In the entries below, print exactly the lines from the first through the one with "const TENSION = 0.12;", both included, and none of the pictures.

[Code that draws figures]
>> begin

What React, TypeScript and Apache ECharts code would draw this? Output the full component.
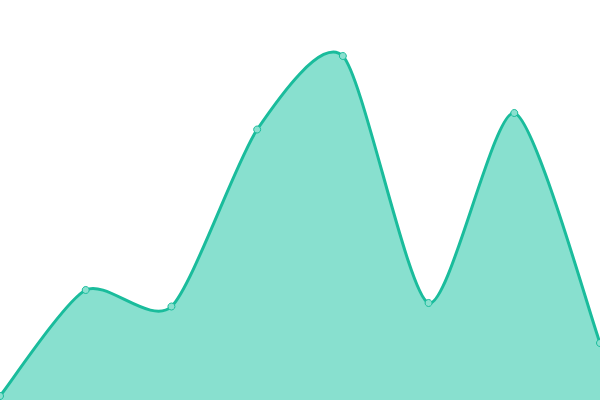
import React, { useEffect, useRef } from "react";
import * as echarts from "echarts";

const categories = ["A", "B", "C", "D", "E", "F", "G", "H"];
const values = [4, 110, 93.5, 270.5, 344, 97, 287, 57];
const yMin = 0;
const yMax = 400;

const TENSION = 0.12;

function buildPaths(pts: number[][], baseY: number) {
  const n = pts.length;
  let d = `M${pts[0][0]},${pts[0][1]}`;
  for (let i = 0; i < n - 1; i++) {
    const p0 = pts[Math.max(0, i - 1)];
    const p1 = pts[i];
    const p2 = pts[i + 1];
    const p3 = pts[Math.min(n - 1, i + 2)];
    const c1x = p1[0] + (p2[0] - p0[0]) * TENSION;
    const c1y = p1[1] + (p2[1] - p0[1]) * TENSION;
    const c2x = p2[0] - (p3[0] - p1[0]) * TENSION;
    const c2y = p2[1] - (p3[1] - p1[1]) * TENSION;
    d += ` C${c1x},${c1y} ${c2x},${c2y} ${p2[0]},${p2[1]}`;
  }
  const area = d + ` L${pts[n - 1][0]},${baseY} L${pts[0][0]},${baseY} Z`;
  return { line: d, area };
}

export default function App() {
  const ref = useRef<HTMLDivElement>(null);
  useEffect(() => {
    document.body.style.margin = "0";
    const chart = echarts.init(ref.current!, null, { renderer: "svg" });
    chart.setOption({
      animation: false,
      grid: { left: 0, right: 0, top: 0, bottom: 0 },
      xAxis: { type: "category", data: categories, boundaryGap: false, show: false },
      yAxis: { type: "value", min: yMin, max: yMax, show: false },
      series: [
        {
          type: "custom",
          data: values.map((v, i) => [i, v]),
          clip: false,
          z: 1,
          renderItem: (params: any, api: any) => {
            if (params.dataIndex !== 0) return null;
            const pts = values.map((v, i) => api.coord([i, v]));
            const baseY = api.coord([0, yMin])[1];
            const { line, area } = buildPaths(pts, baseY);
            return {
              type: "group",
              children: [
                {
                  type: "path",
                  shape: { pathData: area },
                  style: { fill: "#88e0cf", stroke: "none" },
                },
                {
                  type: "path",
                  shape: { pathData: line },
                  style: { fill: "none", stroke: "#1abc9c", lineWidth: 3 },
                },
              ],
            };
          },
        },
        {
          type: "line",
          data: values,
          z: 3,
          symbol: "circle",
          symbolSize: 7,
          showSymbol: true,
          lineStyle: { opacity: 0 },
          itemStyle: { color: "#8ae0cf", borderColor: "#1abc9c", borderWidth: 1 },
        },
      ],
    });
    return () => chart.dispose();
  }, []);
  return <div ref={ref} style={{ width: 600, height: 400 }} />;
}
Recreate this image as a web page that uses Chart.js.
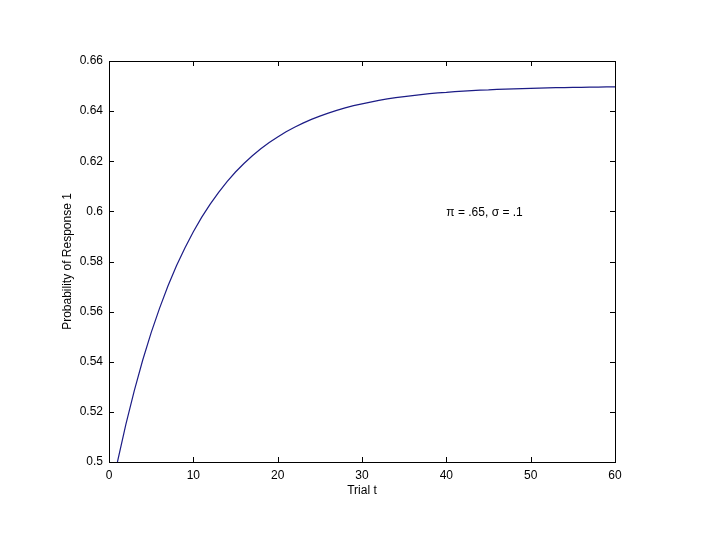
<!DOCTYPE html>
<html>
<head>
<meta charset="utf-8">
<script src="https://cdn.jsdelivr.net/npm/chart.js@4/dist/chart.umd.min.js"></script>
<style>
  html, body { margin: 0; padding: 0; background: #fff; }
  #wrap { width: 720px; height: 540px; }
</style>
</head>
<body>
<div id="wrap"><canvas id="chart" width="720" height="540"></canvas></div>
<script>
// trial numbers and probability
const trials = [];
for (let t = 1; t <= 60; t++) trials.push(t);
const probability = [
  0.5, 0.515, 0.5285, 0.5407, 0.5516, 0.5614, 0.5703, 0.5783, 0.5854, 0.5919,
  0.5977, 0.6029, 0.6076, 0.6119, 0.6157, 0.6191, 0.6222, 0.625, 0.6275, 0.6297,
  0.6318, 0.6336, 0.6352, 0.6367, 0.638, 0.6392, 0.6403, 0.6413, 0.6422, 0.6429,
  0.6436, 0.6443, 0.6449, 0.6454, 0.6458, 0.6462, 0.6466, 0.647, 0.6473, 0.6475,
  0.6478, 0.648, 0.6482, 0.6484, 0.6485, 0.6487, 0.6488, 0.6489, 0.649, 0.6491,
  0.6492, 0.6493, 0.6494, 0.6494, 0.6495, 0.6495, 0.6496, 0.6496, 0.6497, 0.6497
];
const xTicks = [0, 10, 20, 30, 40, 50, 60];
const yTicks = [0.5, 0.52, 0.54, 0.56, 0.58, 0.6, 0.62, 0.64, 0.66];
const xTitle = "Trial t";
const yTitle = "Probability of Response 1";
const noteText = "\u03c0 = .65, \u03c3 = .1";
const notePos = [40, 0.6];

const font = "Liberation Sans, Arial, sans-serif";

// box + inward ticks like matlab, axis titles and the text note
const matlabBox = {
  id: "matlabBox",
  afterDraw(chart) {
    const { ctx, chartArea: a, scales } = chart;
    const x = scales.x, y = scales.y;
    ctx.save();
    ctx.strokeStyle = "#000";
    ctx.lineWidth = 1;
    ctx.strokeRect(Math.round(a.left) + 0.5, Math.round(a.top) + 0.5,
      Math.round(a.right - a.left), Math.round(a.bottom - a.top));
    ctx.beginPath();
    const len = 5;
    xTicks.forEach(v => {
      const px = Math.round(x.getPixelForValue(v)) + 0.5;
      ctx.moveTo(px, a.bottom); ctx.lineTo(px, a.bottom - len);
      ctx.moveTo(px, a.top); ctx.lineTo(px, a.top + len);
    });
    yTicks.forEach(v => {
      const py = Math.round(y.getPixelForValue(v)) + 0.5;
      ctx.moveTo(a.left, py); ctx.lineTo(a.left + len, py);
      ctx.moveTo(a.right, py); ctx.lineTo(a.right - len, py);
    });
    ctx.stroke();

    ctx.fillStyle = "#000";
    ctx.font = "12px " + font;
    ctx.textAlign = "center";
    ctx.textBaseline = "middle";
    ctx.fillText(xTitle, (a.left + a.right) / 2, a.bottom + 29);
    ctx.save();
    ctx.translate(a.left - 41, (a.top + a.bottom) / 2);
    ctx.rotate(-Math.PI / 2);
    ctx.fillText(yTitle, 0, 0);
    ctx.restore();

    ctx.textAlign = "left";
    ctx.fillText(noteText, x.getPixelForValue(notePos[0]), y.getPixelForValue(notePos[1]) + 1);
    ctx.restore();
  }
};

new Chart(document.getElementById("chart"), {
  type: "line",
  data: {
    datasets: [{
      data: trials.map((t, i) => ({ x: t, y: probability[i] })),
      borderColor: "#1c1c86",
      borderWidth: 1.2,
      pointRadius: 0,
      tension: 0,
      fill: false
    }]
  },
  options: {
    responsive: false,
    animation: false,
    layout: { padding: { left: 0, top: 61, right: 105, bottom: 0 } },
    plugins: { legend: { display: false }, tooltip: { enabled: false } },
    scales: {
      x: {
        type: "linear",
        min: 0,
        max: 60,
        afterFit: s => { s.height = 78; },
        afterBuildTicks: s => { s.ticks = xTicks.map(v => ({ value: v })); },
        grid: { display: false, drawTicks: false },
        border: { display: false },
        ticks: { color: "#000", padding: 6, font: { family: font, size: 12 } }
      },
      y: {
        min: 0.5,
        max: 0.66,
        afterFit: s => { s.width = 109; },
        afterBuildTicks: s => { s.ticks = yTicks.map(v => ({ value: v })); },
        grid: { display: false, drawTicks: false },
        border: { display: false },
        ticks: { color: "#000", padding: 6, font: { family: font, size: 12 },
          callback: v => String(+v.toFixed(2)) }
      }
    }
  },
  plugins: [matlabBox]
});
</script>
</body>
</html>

>> end

Exercise output
What React, TypeScript and Apache ECharts code would draw this? Output the full component.
import React, { useEffect, useRef } from "react";
import * as echarts from "echarts";

const categories = ["A", "B", "C", "D", "E", "F", "G", "H"];
const values = [4, 110, 93.5, 270.5, 344, 97, 287, 57];
const yMin = 0;
const yMax = 400;

const TENSION = 0.12;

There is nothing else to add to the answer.